In the late 1960s he travelled to the United States to attend a Pan-Pacific Conference, where he was inspired by the Black Panther Party to advocate for increased rights for Aboriginal Australians. He was an early member of the Aboriginal Advancement League (aka Victorian Aborigines Advancement League, or VAAL),[1] later becoming president,[2] following Doug Nicholls in the role. His appointment led to some dissent in the organisation, as moderate VAAL members, including Nicholls, were concerned that McGuinness' more radical approach would turn people away from VAAL. McGuinness forged connections with more radical Aboriginal activists from across Australia, such as Gary Foley (whom he mentored) and Denis Walker, and the world.[3] Foley wrote in an epitaph that McGuinness "was in many ways an unreconstructed Marxist-Leninist to the end".[4]
McGuinness advocated for Aboriginal people to take control of their own affairs.[2] In 1969, he invited Caribbean Black Power activist Roosevelt Brown to speak visit VAAL, and started seeing the Aboriginal struggle against the backdrop of colonialism and white power.[2] In the November 1972 issue of Identity magazine, in an article about Black Power, referring to the July 1972 Black Moratorium protest in Melbourne, he wrote: "The day of reckoning has arrived. I have just slayed the white myth of black subservience and docility... At your own hands, you, white man, have been appointed your own executioner".[6] Despite his generally radical stance, he did not dismiss non-Aboriginal activists, and praised the work of white campaigners such as Stan Davey and Gordon Bryant in the late 1950s and 1960s.[3]
McGuiness founded and was responsible for The Koorier, which was the first Aboriginal-initiated national broadsheet newspaper (later known as National Koorier and then Jumbunna[8]). The Koorier and Jumbunna were published by the Victorian Aborigines Advancement League (VAAL), while the National Koorier was the mouthpiece of the National Tribal Council.[3] It was published in Fitzroy between 1968 and 1971,[2] and Lin Onus[9] and Bob Maza were significant contributors to the paper.[3]
Like Identity, published in Perth, the paper was used to stimulate political activity, and to disseminate messages in and beyond the Indigenous public sphere, to educate the non-Indigenous Australian public.[10][11]
Young activist Robbie Thorpe, inspired by McGuinness' publication, later produced The Koorier 2[3] during the 1970s and 1980s,[12] and later The Koorier 3, published by the Koori Information Centre.[13]
Films
McGuinness directed the film Black Fire,[14] also titled Blackfire, thought to be the first film directed by an Indigenous Australian person.[15][16]Doug Nicholls, Harry Williams, and his son Bertie Williams starred in the film, and Lin Onus was responsible for sound production.
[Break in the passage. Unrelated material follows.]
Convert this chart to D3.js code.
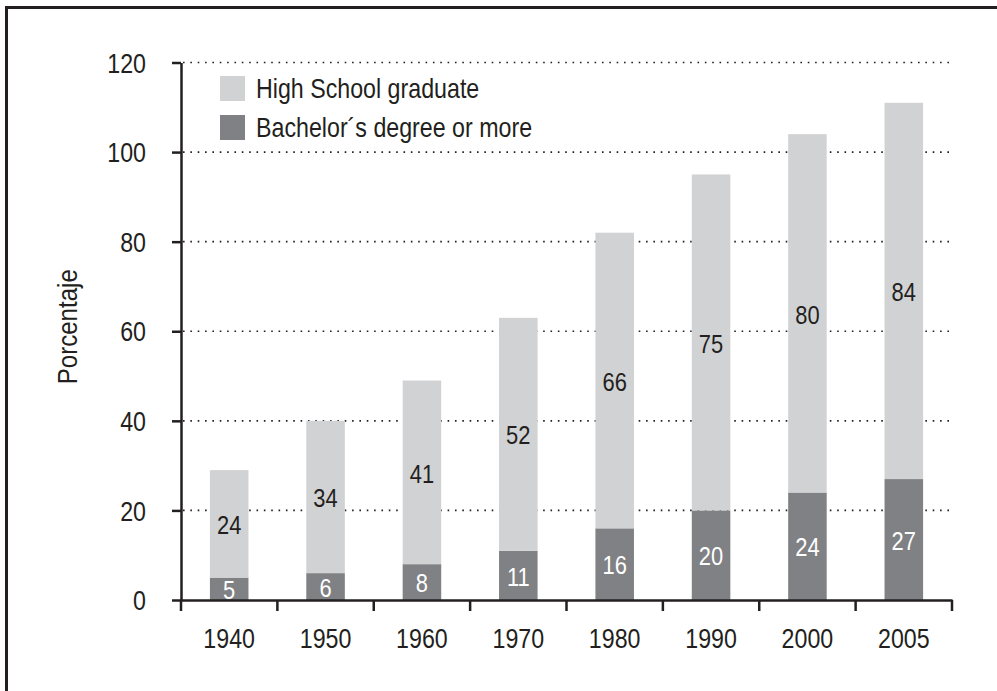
<!DOCTYPE html>
<html>
<head>
<meta charset="utf-8">
<script src="https://cdn.jsdelivr.net/npm/d3@7"></script>
<style>
  body { margin: 0; background: #fff; }
  svg text { font-family: "Liberation Sans", Arial, sans-serif; fill: #231f20; }
</style>
</head>
<body>
<div class="chart"></div>
<script>
// Education attainment, stacked bars

var years = ["1940", "1950", "1960", "1970", "1980", "1990", "2000", "2005"];
var highSchool = [24, 34, 41, 52, 66, 75, 80, 84];
var bachelor = [5, 6, 8, 11, 16, 20, 24, 27];
var seriesNames = ["High School graduate", "Bachelor\u00b4s degree or more"];
var yTicks = [0, 20, 40, 60, 80, 100, 120];

var svgWidth = 997;
var svgHeight = 691;

var lightGray = "#d1d2d4";
var darkGray = "#808184";
var ink = "#231f20";

// the original uses a condensed face, so squeeze the text horizontally
var squeeze = 0.86;
function condense(sel) {
  sel.each(function() {
    var t = d3.select(this);
    var tx = +t.attr("x") || 0;
    var ty = +t.attr("y") || 0;
    var prev = t.attr("transform") || "";
    t.attr("x", 0).attr("y", 0)
      .attr("transform", prev + " translate(" + tx + "," + ty + ") scale(" + squeeze + ",1)");
  });
}

var svg = d3.select(".chart")
  .append("svg")
  .attr("width", svgWidth)
  .attr("height", svgHeight);

// frame (right and bottom edges fall outside the picture)
svg.append("rect")
  .attr("x", 6.5)
  .attr("y", 7.5)
  .attr("width", svgWidth + 20)
  .attr("height", svgHeight + 20)
  .attr("fill", "none")
  .attr("stroke", ink)
  .attr("stroke-width", 3);

var x = d3.scaleBand()
  .domain(years)
  .range([181, 952])
  .paddingInner(0.6)
  .paddingOuter(0.3);

var y = d3.scaleLinear()
  .domain([0, 120])
  .range([600, 62.5]);

var data = years.map(function(d, i) {
  return { year: d, bachelor: bachelor[i], highSchool: highSchool[i] };
});

var stack = d3.stack().keys(["bachelor", "highSchool"]);
var layers = stack(data);
var colors = { bachelor: darkGray, highSchool: lightGray };

// dotted grid
svg.append("g")
  .selectAll("line")
  .data(yTicks.filter(function(d) { return d > 0; }))
  .enter().append("line")
    .attr("x1", 183)
    .attr("x2", 953)
    .attr("y1", function(d) { return y(d); })
    .attr("y2", function(d) { return y(d); })
    .attr("stroke", ink)
    .attr("stroke-width", 1.6)
    .attr("stroke-dasharray", "1.6,5.75");

// bars
var layer = svg.append("g")
  .selectAll("g")
  .data(layers)
  .enter().append("g")
    .attr("fill", function(d) { return colors[d.key]; });

layer.selectAll("rect")
  .data(function(d) { return d; })
  .enter().append("rect")
    .attr("x", function(d) { return x(d.data.year); })
    .attr("width", x.bandwidth())
    .attr("y", function(d) { return y(d[1]); })
    .attr("height", function(d) { return y(d[0]) - y(d[1]); });

// value labels in the middle of each segment
layers.forEach(function(l) {
  svg.append("g")
    .selectAll("text")
    .data(l)
    .enter().append("text")
      .attr("x", function(d) { return x(d.data.year) + x.bandwidth() / 2; })
      .attr("y", function(d) { return y((d[0] + d[1]) / 2) + 1; })
      .attr("dy", "0.36em")
      .attr("text-anchor", "middle")
      .style("font-size", "25.5px")
      .style("fill", l.key === "bachelor" ? "#fff" : ink)
      .text(function(d) { return d.data[l.key]; })
      .call(condense);
});

// y axis
var leftAxis = d3.axisLeft(y).tickValues(yTicks).tickSize(9).tickPadding(26).tickSizeOuter(0);
var yAxis = svg.append("g")
  .attr("transform", "translate(181,0)")
  .call(leftAxis);
yAxis.select(".domain").attr("stroke", ink).attr("stroke-width", 2.5);
yAxis.selectAll(".tick line").attr("stroke", ink).attr("stroke-width", 2.5);
yAxis.selectAll(".tick text")
  .style("font-size", "27px")
  .style("fill", ink)
  .attr("dy", "0.36em")
  .call(condense);

// x axis: labels at band centres, ticks at band edges
var bottomAxis = d3.axisBottom(x).tickSize(0).tickPadding(29).tickSizeOuter(0);
var xAxis = svg.append("g")
  .attr("transform", "translate(0,600)")
  .call(bottomAxis);
xAxis.select(".domain").attr("stroke", ink).attr("stroke-width", 2.5);
xAxis.selectAll(".tick text")
  .style("font-size", "27px")
  .style("fill", ink)
  .call(condense);

var edges = years.map(function(d) { return x(d) - (x.step() - x.bandwidth()) / 2; });
edges.push(x.range()[1]);
xAxis.selectAll(".edge")
  .data(edges)
  .enter().append("line")
    .attr("class", "edge")
    .attr("x1", function(d) { return d; })
    .attr("x2", function(d) { return d; })
    .attr("y1", 0)
    .attr("y2", 11)
    .attr("stroke", ink)
    .attr("stroke-width", 2.5);

// y axis title
svg.append("text")
  .attr("transform", "translate(77," + y(61) + ") rotate(-90) scale(" + squeeze + ",1)")
  .attr("text-anchor", "middle")
  .style("font-size", "28px")
  .text("Porcentaje");

// legend
var legend = svg.append("g")
  .selectAll("g")
  .data(seriesNames)
  .enter().append("g")
    .attr("transform", function(d, i) { return "translate(220," + (76 + i * 39) + ")"; });

legend.append("rect")
  .attr("width", 25)
  .attr("height", 25)
  .attr("fill", function(d, i) { return i === 0 ? lightGray : darkGray; });

legend.append("text")
  .attr("x", 36)
  .attr("y", 12.5)
  .attr("dy", "0.36em")
  .style("font-size", "27px")
  .text(function(d) { return d; })
  .call(condense);
</script>
</body>
</html>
The release date is usually cited as 1972,[14] and the runtime recorded as 20 minutes, but some sources date it as 1969, with a runtime of 60 minutes. McGuinness created the film as an anthropology assignment, in collaboration with his non-Aboriginal friend Martin Bartfeld, on a budget of A$500.[15][a]
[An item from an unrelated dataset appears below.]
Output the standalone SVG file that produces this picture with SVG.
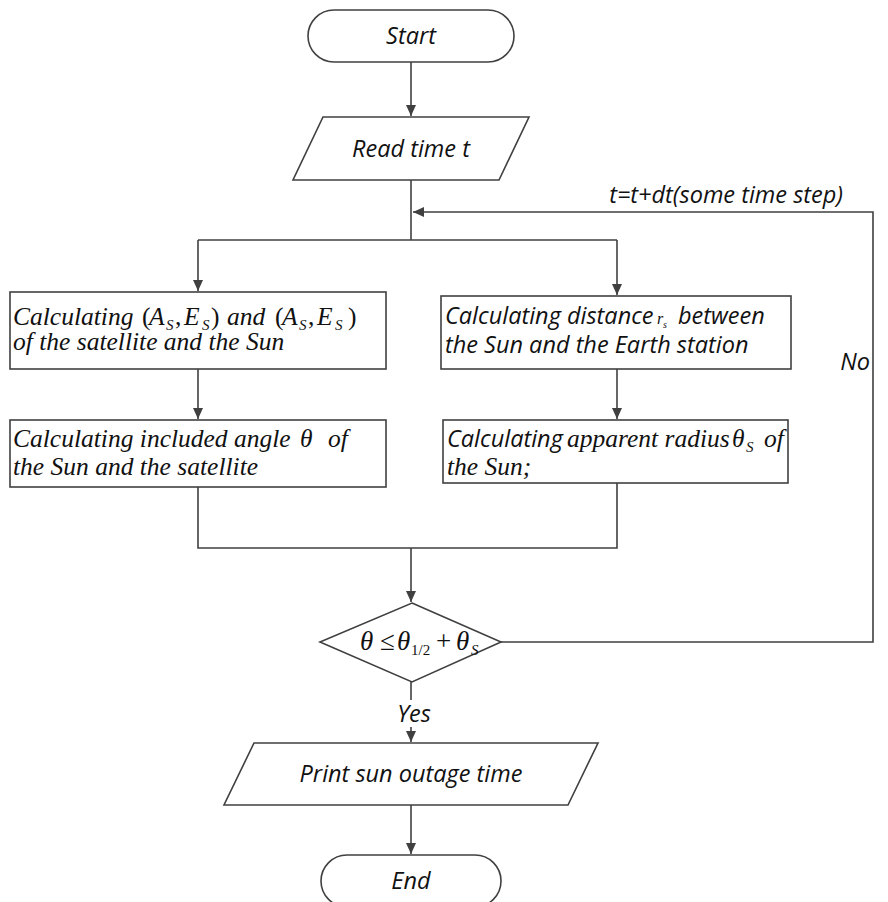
<svg xmlns="http://www.w3.org/2000/svg" width="888" height="902" viewBox="0 0 888 902">
<style>
.s{fill:#fff;stroke:#404040;stroke-width:1.6}
.c{fill:none;stroke:#404040;stroke-width:1.6}
.sans{font-family:"Open Sans","DejaVu Sans",sans-serif;font-style:italic;font-size:23.5px;fill:#111}
.ser{font-family:"Liberation Serif","Times New Roman",serif;font-style:italic;font-size:25.5px;fill:#111}
.sub{font-size:15px}
</style>
<defs>
<marker id="a" markerUnits="userSpaceOnUse" markerWidth="12" markerHeight="12" viewBox="0 0 12 12" refX="11" refY="6" orient="auto">
<path d="M0,1 L11,6 L0,11 Z" fill="#404040"/>
</marker>
</defs>
<g id="connectors">
<path class="c" d="M411,62 V116" marker-end="url(#a)"/>
<path class="c" d="M411,180 V240"/>
<path class="c" d="M198,240 H617"/>
<path class="c" d="M198,240 V291" marker-end="url(#a)"/>
<path class="c" d="M617,240 V295" marker-end="url(#a)"/>
<path class="c" d="M198,369 V419" marker-end="url(#a)"/>
<path class="c" d="M617,369 V419" marker-end="url(#a)"/>
<path class="c" d="M198,487 V548 H617 V483"/>
<path class="c" d="M411,548 V602" marker-end="url(#a)"/>
<path class="c" d="M501,642 H873 V212 H413" marker-end="url(#a)"/>
<path class="c" d="M411,682 V700"/>
<path class="c" d="M411,727 V742" marker-end="url(#a)"/>
<path class="c" d="M411,805 V854" marker-end="url(#a)"/>
<text class="sans" x="843" y="203" text-anchor="end">t=t+dt(some time step)</text>
<text class="sans" x="870" y="370" text-anchor="end">No</text>
<text class="sans" x="414" y="722" text-anchor="middle">Yes</text>
</g>
<g id="start">
<rect class="s" x="308" y="10" width="206" height="52" rx="26"/>
<text class="sans" x="411" y="44" text-anchor="middle">Start</text>
</g>
<g id="read">
<path class="s" d="M323,117 H529 L499,180 H293 Z"/>
<text class="sans" x="411" y="157" text-anchor="middle">Read time t</text>
</g>
<g id="calcAE">
<rect class="s" x="10" y="292" width="376" height="77"/>
<text class="ser" y="325"><tspan x="13">Calculating</tspan><tspan x="142" font-style="normal">(</tspan><tspan x="149">A</tspan><tspan x="166" y="330" class="sub">S</tspan><tspan x="175" y="325" font-style="normal">,</tspan><tspan x="184">E</tspan><tspan x="202" y="330" class="sub">S</tspan><tspan x="211" y="325" font-style="normal">)</tspan><tspan x="227">and</tspan><tspan x="275" font-style="normal">(</tspan><tspan x="282">A</tspan><tspan x="299" y="330" class="sub">S</tspan><tspan x="308" y="325" font-style="normal">,</tspan><tspan x="317">E</tspan><tspan x="335" y="330" class="sub">S</tspan><tspan x="348" y="325" font-style="normal">)</tspan></text>
<text class="ser" x="13" y="350">of the satellite and the Sun</text>
</g>
<g id="calcDist">
<rect class="s" x="441" y="296" width="350" height="73"/>
<text class="sans" y="324"><tspan x="445">Calculating distance</tspan><tspan x="657" style="font-family:'Liberation Serif',serif;font-size:16px">r</tspan><tspan x="663" y="328" style="font-family:'Liberation Serif',serif;font-size:10px">s</tspan><tspan x="678" y="324">between</tspan></text>
<text class="sans" x="445" y="353">the Sun and the Earth station</text>
</g>
<g id="calcAngle">
<rect class="s" x="10" y="420" width="376" height="67"/>
<text class="ser" y="447"><tspan x="13">Calculating included angle</tspan><tspan x="300">θ</tspan><tspan x="328">of</tspan></text>
<text class="ser" x="13" y="475">the Sun and the satellite</text>
</g>
<g id="calcRadius">
<rect class="s" x="443" y="420" width="345" height="63"/>
<text class="ser" y="447"><tspan x="447" style="font-family:'Open Sans',sans-serif;font-size:23.5px">Calculating</tspan><tspan x="567">apparent radius</tspan><tspan x="732">θ</tspan><tspan class="sub" x="746" y="452">S</tspan><tspan x="764" y="447">of</tspan></text>
<text class="ser" x="447" y="475">the Sun;</text>
</g>
<g id="decision">
<path class="s" d="M412,603 L501,642 L412,682 L320,642 Z"/>
<text class="ser" y="650" style="font-size:27px"><tspan x="360">θ</tspan><tspan x="380" font-style="normal">≤</tspan><tspan x="397">θ</tspan><tspan x="411" y="655" class="sub" font-style="normal">1/2</tspan><tspan x="436" y="650" font-style="normal">+</tspan><tspan x="456">θ</tspan><tspan x="471" y="655" class="sub">S</tspan></text>
</g>
<g id="print">
<path class="s" d="M254,743 H598 L568,805 H224 Z"/>
<text class="sans" x="411" y="782" text-anchor="middle">Print sun outage time</text>
</g>
<g id="end">
<rect class="s" x="321" y="855" width="180" height="52" rx="26"/>
<text class="sans" x="411" y="889" text-anchor="middle">End</text>
</g>
</svg>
His son Kelli McGuinness was a member of a 1990s band called Blackfire, with Kutcha Edwards as lead singer. Their first album was called A Time to Dream, and McGuinness gave the same name to his second film,[15] released in 1974.[18]
Later life and death
He was awarded an honorary doctorate by Tranby College shortly before his death from emphysema in Melbourne on 5 September 2003.[1]
Footnotes
^However, a short film dating from 1946 made by Bill Onus was recently discovered, and features in his grandson Tiriki's film Ablaze (2021).[17]